A London hairdressing salon has been ‘fined’ £4,000 for turning down a job application from a young Muslim woman who wanted to wear a headscarf at work. It’s compensation for hurt feelings apparently.
Ah, diddums!
It’s political correctness and religious mania gone mad, that’s what it is.
I belong to a little-known sect called The Snankipook Syntax. We believe in wearing nice warm gloves at all times (it would take too long to explain, but it involves handling the Holy Stick) so if I want to work as a journalist I have to use my commonsense and discard the gloves.
I have tried with them on, believe me, I have tried. But it all comes out like this:
Mist newqspopers woiulfd relkisgh taking mer to coiuert ig I tyyied to suye therm, so teuy coiulfd rificuler mer ibn publkic.

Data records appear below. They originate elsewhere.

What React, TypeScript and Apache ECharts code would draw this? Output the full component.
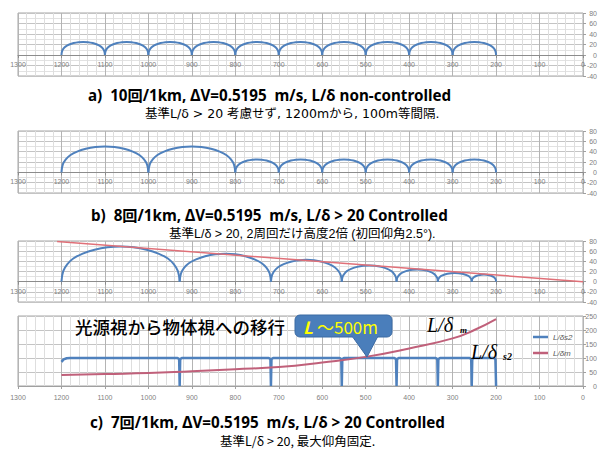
import React, { useEffect, useRef } from 'react';
import * as echarts from 'echarts';

// ---- data ----
const xTickLabels = ['1300', '1200', '1100', '1000', '900', '800', '700', '600', '500', '400', '300', '200', '100', '0'];
// normalised arc profile (fraction of span, fraction of peak)
const ARC_T = [0, 0.015, 0.05, 0.1, 0.18, 0.28, 0.39, 0.5, 0.61, 0.72, 0.82, 0.9, 0.95, 0.985, 1];
const ARC_H = [0, 0.3, 0.5, 0.66, 0.8, 0.91, 0.98, 1, 0.98, 0.91, 0.8, 0.66, 0.5, 0.3, 0];
// [start, end, peak height]
const arcsA = [[1200, 1100, 25], [1100, 1000, 25], [1000, 900, 25], [900, 800, 25], [800, 700, 25], [700, 600, 25], [600, 500, 25], [500, 400, 25], [400, 300, 25], [300, 200, 25]];
const arcsB = [[1200, 1000, 50], [1000, 800, 50], [800, 700, 25], [700, 600, 25], [600, 500, 25], [500, 400, 25], [400, 300, 25], [300, 200, 25]];
const arcsC = [[1200, 928, 69], [928, 718, 55], [718, 555, 43], [555, 429, 32], [429, 334, 24], [334, 256, 17], [256, 200, 14]];
const limitC = [[1210, 79], [0, 0]];
// chart d
const lds2Start = [[1200, 86], [1195, 95], [1188, 99], [1180, 100]];
const lds2Dips = [928, 718, 555, 429, 334, 256];
const DIP_SHAPE = [[5, 100], [1.2, 96], [0, 0], [-1.2, 96], [-5, 100]];
const lds2End = [[205, 100], [201.5, 96], [200, 0]];
const ldm = [[1200, 39], [1100, 43], [1000, 46], [900, 53], [800, 60], [700, 68], [600, 84], [500, 104], [400, 134], [300, 170], [250, 200], [200, 239]];

const BLUE = '#4f81bd';
const RED_C = '#e07078';
const RED_D = '#c0607a';
const LABEL_C = '#7f7f7f';

function buildLds2() {
  const out: number[][] = [...lds2Start];
  lds2Dips.forEach((d) => DIP_SHAPE.forEach(([dx, y]) => out.push([d + dx, y])));
  lds2End.forEach((p) => out.push(p));
  return out;
}

// main plot areas
const grids = [
  { top: 13, height: 63, yMin: -40, yMax: 80, yInt: 20 },
  { top: 131, height: 62, yMin: -40, yMax: 80, yInt: 20 },
  { top: 241, height: 61, yMin: -40, yMax: 80, yInt: 20 },
  { top: 316, height: 70, yMin: 0, yMax: 250, yInt: 50 },
];

export default function App() {
  const ref = useRef<HTMLDivElement>(null);
  useEffect(() => {
    if (!ref.current) return;
    const chart = echarts.init(ref.current, undefined, { renderer: 'svg' });

    const xLabelFmt = (v: number) => xTickLabels[Math.round((1300 - v) / 100)] ?? String(v);

    const grid: any[] = grids.map((g) => ({
      left: 18, right: 20, top: g.top, height: g.height, show: true,
      borderColor: '#a6a6a6', borderWidth: 1, backgroundColor: 'transparent',
    }));
    // helper grids whose bottom edge sits on y = 0 of charts a-c (x-axis crossing at zero)
    [0, 1, 2].forEach((i) => {
      const g = grids[i];
      grid.push({ left: 18, right: 20, top: g.top, height: (g.height * g.yMax) / (g.yMax - g.yMin), show: false });
    });

    const xAxis: any[] = grids.map((g, i) => ({
      type: 'value', gridIndex: i, min: 0, max: 1300, interval: 100, inverse: true, position: 'bottom',
      axisLine: { show: i === 3, onZero: false, lineStyle: { color: '#a0a0a0' } },
      axisTick: { show: i === 3, length: 3, lineStyle: { color: '#a0a0a0' } },
      axisLabel: {
        show: i === 3, fontSize: 7, color: LABEL_C, margin: 8, showMinLabel: true, showMaxLabel: true,
        fontFamily: 'Liberation Sans', formatter: xLabelFmt,
      },
      splitLine: { show: true, lineStyle: { color: '#b4b4b4', width: 1 } },
      minorTick: { show: false, splitNumber: 5 },
      minorSplitLine: { show: true, lineStyle: { color: '#dedede', width: 1 } },
    }));
    [4, 5, 6].forEach((gi) => {
      xAxis.push({
        type: 'value', gridIndex: gi, min: 0, max: 1300, interval: 100, inverse: true, position: 'bottom',
        axisLine: { show: true, onZero: false, lineStyle: { color: '#8c8c8c' } },
        axisTick: { show: true, length: 3, lineStyle: { color: '#8c8c8c' } },
        axisLabel: {
          fontSize: 7, color: LABEL_C, margin: 6, showMinLabel: true, showMaxLabel: true,
          fontFamily: 'Liberation Sans', formatter: xLabelFmt,
        },
        splitLine: { show: false },
      });
    });

    const yAxis: any[] = grids.map((g, i) => ({
      type: 'value', gridIndex: i, position: 'right',
      min: g.yMin, max: g.yMax, interval: g.yInt,
      axisLine: { show: false, onZero: false },
      axisTick: { show: true, length: 3, lineStyle: { color: '#a0a0a0' } },
      axisLabel: { fontSize: 7, color: LABEL_C, align: 'right', margin: 14, fontFamily: 'Liberation Sans' },
      splitLine: { show: true, lineStyle: { color: '#c4c4c4', width: 1 } },
      minorTick: { show: false, splitNumber: 2 },
      minorSplitLine: { show: i !== 3, lineStyle: { color: '#e2e2e2', width: 1 } },
    }));
    [4, 5, 6].forEach((gi) => {
      yAxis.push({ type: 'value', gridIndex: gi, min: 0, max: 80, show: false });
    });

    const arcSeries = (arcs: number[][], gi: number) =>
      arcs.map(([s, e, p]) => ({
        type: 'line', xAxisIndex: gi, yAxisIndex: gi,
        data: ARC_T.map((t, k) => [s + (e - s) * t, p * ARC_H[k]]),
        symbol: 'none', showSymbol: false, smooth: 0.4, silent: true, z: 3,
        lineStyle: { color: BLUE, width: 2 },
      }));

    const series: any[] = [
      ...arcSeries(arcsA, 0),
      ...arcSeries(arcsB, 1),
      ...arcSeries(arcsC, 2),
      {
        type: 'line', xAxisIndex: 2, yAxisIndex: 2, data: limitC, symbol: 'none', silent: true, z: 4,
        lineStyle: { color: RED_C, width: 1.5 },
      },
      {
        name: 'L/δs2', type: 'line', xAxisIndex: 3, yAxisIndex: 3, data: buildLds2(), symbol: 'none', silent: true, z: 3,
        lineStyle: { color: BLUE, width: 2.5 }, itemStyle: { color: BLUE },
      },
      {
        name: 'L/δm', type: 'line', xAxisIndex: 3, yAxisIndex: 3, data: ldm, symbol: 'none', smooth: true, silent: true, z: 4,
        lineStyle: { color: RED_D, width: 2 }, itemStyle: { color: RED_D },
      },
    ];

    const boldFont = 'bold 15.2px "Noto Sans", "Noto Sans CJK JP", sans-serif';
    const t = (x: number, y: number, text: string, font: string, fill = '#000', z = 10) => ({
      type: 'text', x, y, z, silent: true,
      style: { text, font, fill, align: 'left', verticalAlign: 'middle' },
    });

    const graphic: any[] = [
      t(88, 95, 'a)  10回/1km, ΔV=0.5195  m/s, L/δ non-controlled', boldFont),
      t(145, 113, '基準L/δ > 20 考慮せず, 1200mから, 100m等間隔.', '12.5px "DejaVu Sans", "Noto Sans CJK JP", sans-serif'),
      t(91, 215, 'b)  8回/1km, ΔV=0.5195  m/s, L/δ > 20 Controlled', boldFont),
      t(169, 234, '基準L/δ > 20, 2周回だけ高度2倍 (初回仰角2.5°).', '12.5px "Liberation Sans", "Noto Sans CJK JP", sans-serif'),
      t(90, 422, 'c)  7回/1km, ΔV=0.5195  m/s, L/δ > 20 Controlled', boldFont),
      t(220, 440, '基準L/δ > 20, 最大仰角固定.', '12.5px "Noto Sans CJK JP", sans-serif'),
      t(75, 326, '光源視から物体視への移行', '500 17.5px "Noto Sans CJK JP", sans-serif'),
      // callout
      {
        type: 'polygon', z: 11, silent: true,
        shape: { points: [[352, 336], [378, 336], [367, 357]] },
        style: { fill: '#4a7ebb', stroke: '#3b6aa3', lineWidth: 1 },
      },
      {
        type: 'rect', z: 11, silent: true,
        shape: { x: 295, y: 315, width: 97, height: 22, r: 5 },
        style: { fill: '#4a7ebb', stroke: '#3b6aa3', lineWidth: 1 },
      },
      {
        type: 'rect', z: 12, silent: true,
        shape: { x: 353, y: 334, width: 24, height: 4 },
        style: { fill: '#4a7ebb' },
      },
      t(303, 326, 'L', 'italic bold 17px "Noto Sans CJK JP", sans-serif', '#ffff00', 13),
      t(317, 326, '～500m', '17px "Noto Sans CJK JP", sans-serif', '#ffff00', 13),
      // L/δ annotations
      t(427, 325, 'L/δ', 'italic 20px "Liberation Serif", serif'),
      t(460, 330, 'm', 'italic bold 9px "Liberation Serif", serif'),
      t(471, 352, 'L/δ', 'italic 20px "Liberation Serif", serif'),
      t(503, 356, 's2', 'italic bold 10px "Liberation Serif", serif'),
    ];

    chart.setOption({
      animation: false,
      backgroundColor: '#ffffff',
      grid, xAxis, yAxis, series, graphic,
      legend: {
        data: ['L/δs2', 'L/δm'], orient: 'vertical', left: 533, top: 333,
        icon: 'rect', itemWidth: 15, itemHeight: 2.5, itemGap: 8, padding: 0,
        textStyle: { fontSize: 8, lineHeight: 8, fontStyle: 'italic', color: '#595959', fontFamily: 'Liberation Sans' },
      },
    });
    return () => chart.dispose();
  }, []);

  return (
    <div
      ref={ref}
      style={{ position: 'fixed', left: 0, top: 0, width: 603, height: 451, background: '#fff' }}
    />
  );
}
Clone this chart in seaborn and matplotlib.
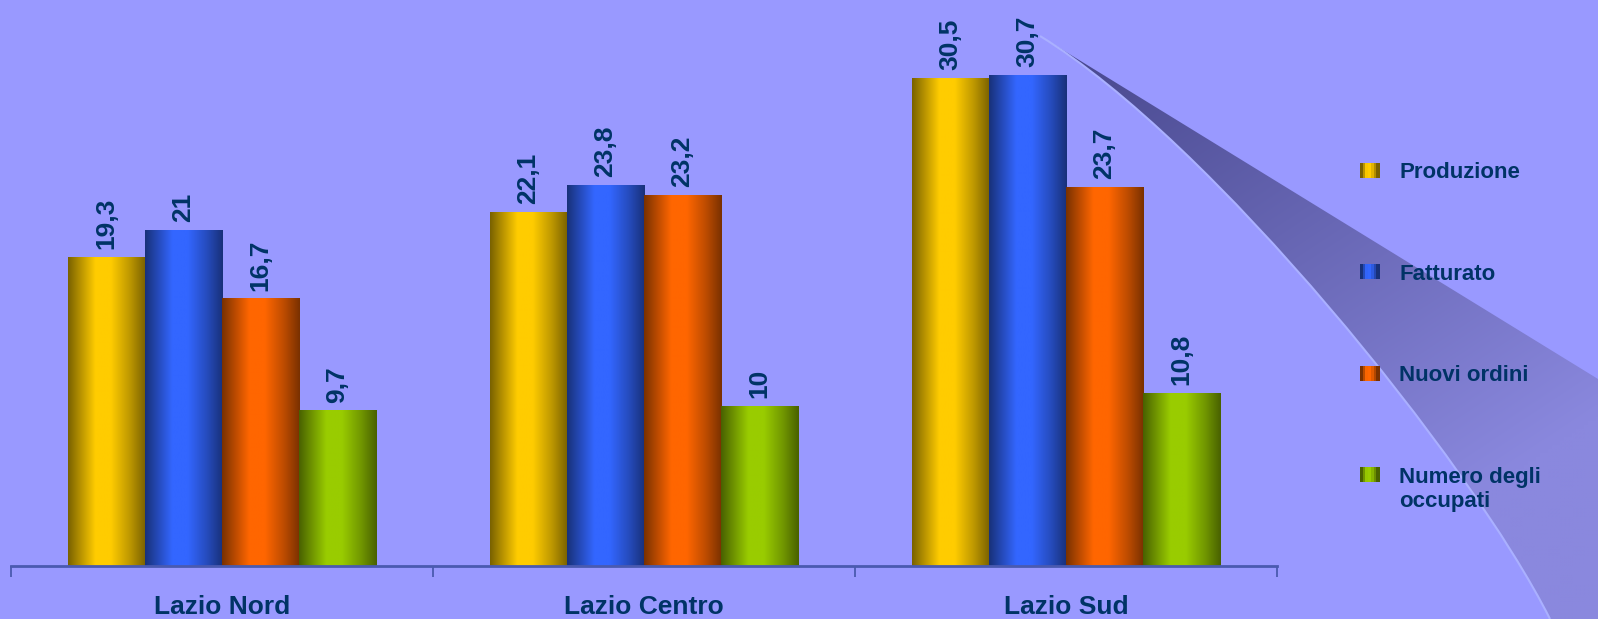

The written word on show for all the world to see is the outward demonstration of my skill. A good head of hair is an outward show of a hairdresser’s skill. If I went into a barber’s where all the staff wore headscarves, I’d skedaddle quick. As would 99.9 per cent of the population, including Muslims.
If my MP doesn’t take note and introduce a Private Member’s Bill to curtail the ridiculous half of our discrimination laws, I shall sue the bastard for ignoring my human rights and hurting my feelings.
Now if you’ll excuse me, I have to prepare the Sacred Jockstrap for tonight.